China’s gaming industry regulator on Thursday created a special website that encourages the public to report companies for any violation of recent state regulations designed to protect minors from video game addiction.
The website, officially named “reporting platform for gaming companies’ implementation of anti-addition regulations,” was created by the National Press and Publication Administration (NPPA) and is currently in trial operations.
On this platform, individuals can collect evidence and report the non-compliance of each game for any violation of state regulations. There are three types of violations: Whether online games have fully implemented the real-name registration requirements, whether online games are intended to provide minors with extra playing time and whether online games prevent teenagers from recharging and paying for games without their parents’ permission.

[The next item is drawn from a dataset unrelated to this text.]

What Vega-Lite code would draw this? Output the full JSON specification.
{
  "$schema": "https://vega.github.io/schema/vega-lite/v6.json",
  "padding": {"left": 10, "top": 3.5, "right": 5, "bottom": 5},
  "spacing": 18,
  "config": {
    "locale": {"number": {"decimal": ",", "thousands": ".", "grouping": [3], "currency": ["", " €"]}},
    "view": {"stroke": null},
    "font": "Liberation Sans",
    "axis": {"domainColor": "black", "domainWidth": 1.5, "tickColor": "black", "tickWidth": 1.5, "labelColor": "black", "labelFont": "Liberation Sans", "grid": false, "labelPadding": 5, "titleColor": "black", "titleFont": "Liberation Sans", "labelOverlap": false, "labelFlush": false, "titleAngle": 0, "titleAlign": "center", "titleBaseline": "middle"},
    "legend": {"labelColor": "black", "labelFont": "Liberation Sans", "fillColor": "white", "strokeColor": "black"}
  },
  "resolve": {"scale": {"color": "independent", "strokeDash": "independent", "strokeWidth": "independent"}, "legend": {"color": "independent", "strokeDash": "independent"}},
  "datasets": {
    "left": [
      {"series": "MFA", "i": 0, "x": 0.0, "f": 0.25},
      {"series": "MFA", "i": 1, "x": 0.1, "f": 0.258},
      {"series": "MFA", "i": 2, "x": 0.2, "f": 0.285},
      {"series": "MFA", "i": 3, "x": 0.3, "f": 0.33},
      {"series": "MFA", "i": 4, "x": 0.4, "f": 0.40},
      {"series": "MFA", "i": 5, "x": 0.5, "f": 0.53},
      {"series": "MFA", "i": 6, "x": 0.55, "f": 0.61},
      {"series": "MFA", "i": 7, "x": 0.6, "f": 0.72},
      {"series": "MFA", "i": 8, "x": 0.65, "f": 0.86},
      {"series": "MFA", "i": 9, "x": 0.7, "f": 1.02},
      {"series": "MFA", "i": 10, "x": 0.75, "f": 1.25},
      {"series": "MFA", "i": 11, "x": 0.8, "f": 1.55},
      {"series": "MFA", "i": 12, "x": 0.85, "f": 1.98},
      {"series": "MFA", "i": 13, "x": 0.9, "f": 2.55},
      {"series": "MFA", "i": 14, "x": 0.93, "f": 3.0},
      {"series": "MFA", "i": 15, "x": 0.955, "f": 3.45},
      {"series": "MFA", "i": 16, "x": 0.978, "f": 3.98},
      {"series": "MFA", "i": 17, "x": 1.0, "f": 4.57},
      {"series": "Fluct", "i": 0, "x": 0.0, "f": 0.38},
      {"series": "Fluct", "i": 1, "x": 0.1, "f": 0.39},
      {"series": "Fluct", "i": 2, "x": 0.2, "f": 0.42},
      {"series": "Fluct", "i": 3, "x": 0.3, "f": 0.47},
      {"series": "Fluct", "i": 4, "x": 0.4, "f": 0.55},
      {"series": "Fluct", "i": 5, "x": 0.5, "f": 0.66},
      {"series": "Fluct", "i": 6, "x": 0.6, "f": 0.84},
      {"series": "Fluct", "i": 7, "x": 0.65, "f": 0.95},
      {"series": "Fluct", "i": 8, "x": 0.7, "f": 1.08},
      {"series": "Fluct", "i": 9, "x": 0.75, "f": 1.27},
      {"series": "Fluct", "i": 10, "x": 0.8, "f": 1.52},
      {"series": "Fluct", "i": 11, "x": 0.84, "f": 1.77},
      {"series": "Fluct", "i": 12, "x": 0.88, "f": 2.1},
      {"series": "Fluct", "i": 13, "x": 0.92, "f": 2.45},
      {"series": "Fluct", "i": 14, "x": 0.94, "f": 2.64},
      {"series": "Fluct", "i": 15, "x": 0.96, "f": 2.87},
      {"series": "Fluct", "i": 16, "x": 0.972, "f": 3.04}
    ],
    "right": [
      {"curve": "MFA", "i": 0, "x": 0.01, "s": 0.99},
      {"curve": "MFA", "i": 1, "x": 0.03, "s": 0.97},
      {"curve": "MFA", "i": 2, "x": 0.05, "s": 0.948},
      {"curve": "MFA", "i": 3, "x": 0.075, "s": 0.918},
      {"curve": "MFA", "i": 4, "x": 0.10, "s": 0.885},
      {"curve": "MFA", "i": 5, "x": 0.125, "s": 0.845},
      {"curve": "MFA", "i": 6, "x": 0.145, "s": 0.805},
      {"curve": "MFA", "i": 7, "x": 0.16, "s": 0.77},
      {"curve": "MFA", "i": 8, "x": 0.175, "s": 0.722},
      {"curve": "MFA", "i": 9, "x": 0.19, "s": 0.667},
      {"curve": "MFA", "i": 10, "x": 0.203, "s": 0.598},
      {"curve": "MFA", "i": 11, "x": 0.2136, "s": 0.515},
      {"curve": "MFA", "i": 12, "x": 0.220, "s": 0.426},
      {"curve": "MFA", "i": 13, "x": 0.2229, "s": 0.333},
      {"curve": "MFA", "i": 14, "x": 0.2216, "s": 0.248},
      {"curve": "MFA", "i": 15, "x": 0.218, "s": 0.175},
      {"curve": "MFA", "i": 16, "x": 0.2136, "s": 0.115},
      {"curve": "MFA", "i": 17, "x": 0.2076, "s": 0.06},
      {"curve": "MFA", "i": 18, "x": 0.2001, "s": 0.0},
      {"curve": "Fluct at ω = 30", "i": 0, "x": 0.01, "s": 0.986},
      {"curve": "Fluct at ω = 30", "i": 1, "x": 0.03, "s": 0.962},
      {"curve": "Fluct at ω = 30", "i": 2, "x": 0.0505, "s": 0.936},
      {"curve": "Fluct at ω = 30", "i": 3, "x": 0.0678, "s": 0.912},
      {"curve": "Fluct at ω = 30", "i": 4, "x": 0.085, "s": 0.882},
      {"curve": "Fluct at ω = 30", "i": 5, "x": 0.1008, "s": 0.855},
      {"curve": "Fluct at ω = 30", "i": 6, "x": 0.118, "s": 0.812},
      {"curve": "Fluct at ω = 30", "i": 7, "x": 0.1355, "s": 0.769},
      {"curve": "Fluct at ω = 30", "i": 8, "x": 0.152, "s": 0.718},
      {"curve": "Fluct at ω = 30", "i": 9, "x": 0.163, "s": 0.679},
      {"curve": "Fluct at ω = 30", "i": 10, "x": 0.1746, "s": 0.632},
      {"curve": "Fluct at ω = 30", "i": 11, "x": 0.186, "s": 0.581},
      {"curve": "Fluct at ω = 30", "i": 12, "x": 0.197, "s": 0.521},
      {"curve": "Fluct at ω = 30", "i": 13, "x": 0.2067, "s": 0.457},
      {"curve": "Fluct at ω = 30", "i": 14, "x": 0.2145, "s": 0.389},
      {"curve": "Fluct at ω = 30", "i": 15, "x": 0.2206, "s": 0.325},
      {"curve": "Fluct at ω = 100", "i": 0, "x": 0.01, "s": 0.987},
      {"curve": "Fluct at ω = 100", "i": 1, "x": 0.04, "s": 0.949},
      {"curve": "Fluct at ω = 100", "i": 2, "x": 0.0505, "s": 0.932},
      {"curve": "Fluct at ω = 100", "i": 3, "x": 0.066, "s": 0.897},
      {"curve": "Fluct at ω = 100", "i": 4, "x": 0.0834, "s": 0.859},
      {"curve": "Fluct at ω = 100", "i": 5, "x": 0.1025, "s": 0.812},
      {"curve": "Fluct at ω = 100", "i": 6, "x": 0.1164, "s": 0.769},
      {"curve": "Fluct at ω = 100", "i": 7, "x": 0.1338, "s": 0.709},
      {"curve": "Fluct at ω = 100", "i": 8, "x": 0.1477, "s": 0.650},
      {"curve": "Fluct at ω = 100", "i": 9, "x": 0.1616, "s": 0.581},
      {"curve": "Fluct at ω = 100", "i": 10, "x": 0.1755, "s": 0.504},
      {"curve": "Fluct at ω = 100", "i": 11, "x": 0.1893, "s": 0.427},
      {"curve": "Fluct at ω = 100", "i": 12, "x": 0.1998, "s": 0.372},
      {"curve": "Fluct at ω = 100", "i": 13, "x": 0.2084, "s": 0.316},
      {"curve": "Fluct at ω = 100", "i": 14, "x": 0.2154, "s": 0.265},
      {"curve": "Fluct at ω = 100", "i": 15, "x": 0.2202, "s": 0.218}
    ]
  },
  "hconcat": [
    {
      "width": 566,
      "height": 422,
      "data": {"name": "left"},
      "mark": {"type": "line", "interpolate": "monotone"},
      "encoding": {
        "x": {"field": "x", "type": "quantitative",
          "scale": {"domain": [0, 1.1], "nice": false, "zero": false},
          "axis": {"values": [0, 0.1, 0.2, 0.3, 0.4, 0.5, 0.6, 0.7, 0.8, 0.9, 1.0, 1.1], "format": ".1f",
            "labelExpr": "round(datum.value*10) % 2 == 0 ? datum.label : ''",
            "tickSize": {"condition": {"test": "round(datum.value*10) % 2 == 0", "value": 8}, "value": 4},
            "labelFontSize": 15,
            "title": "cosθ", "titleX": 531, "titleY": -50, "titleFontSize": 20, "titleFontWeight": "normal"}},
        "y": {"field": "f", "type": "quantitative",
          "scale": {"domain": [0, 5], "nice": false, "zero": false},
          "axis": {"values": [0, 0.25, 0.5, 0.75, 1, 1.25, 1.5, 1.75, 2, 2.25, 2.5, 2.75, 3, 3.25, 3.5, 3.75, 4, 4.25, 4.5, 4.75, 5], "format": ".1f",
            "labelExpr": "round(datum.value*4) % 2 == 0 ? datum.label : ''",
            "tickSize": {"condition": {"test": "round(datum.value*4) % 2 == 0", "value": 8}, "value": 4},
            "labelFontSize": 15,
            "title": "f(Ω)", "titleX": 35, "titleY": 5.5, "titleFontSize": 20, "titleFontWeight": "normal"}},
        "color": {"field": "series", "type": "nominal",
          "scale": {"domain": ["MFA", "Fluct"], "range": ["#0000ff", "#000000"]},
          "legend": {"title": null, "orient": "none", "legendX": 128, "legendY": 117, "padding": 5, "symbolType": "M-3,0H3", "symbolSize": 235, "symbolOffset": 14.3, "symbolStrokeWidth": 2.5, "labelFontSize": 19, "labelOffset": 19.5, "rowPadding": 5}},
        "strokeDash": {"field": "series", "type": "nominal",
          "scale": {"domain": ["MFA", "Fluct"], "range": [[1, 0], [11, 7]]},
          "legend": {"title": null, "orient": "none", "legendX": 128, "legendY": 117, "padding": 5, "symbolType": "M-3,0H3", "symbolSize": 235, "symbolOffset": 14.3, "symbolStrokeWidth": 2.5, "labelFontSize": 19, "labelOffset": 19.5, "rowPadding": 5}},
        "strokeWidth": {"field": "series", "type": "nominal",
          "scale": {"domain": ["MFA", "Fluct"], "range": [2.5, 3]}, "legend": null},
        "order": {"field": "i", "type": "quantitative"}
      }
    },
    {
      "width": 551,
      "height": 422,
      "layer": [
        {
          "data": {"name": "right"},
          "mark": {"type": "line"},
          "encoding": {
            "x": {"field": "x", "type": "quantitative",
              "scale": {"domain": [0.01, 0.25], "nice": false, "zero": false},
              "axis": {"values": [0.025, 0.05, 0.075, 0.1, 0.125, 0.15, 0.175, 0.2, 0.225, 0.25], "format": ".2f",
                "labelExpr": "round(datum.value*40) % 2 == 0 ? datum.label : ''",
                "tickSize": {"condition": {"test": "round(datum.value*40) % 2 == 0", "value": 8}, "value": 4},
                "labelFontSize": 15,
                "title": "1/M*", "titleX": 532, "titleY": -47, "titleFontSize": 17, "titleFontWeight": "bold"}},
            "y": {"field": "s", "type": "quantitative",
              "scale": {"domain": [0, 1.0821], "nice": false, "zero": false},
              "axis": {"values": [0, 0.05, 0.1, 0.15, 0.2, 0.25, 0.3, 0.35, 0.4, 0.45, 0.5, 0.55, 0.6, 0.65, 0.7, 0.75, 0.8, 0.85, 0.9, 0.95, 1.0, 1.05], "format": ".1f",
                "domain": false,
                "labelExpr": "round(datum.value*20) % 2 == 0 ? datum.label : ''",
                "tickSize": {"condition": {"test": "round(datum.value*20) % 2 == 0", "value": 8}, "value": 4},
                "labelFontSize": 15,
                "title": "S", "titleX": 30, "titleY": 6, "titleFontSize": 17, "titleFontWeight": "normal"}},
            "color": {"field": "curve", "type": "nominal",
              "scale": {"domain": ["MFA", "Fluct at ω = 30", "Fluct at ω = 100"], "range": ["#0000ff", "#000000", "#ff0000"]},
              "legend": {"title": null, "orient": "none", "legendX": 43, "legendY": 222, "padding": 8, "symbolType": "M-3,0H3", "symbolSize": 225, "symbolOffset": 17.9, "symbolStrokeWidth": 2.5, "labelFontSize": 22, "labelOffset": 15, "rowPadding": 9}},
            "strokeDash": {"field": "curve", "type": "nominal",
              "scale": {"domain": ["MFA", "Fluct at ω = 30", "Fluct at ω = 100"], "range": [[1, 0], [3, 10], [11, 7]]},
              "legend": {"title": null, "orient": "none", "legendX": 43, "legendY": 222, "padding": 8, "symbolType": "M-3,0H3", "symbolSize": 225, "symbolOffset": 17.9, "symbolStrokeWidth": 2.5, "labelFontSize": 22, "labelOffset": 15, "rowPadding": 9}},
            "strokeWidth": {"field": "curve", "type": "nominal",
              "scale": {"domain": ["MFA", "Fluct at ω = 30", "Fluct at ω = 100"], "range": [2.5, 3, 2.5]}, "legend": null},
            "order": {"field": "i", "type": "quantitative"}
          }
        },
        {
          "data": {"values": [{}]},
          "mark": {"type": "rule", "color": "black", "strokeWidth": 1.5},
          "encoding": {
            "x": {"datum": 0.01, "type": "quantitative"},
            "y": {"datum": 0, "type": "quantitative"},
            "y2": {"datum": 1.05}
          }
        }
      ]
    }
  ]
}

Since the NPPA issued a notice at the end of August that it would prevent minors from overindulging in online games, various domestic gaming companies have responded positively and launched new systems to prevent minors’ addiction.
Faced with the first official holiday since the implementation of the new anti-addiction policies, Tencent and NetEase announced on September 16 that during this year’s upcoming Mid-Autumn Festival, minors can log on to play games from 20:00 to 21:00 on September 17 and September 19-21. Minors will not be allowed to play games on Saturday, September 18, a legal working day.
The supervision and examination of the industry by various government departments is also being strengthened. On September 15, an information technology company in Beijing was warned and fined by the Law Enforcement Corps of the Beijing Cultural Market for illegally providing online game services to minors through its self-operated gaming platform.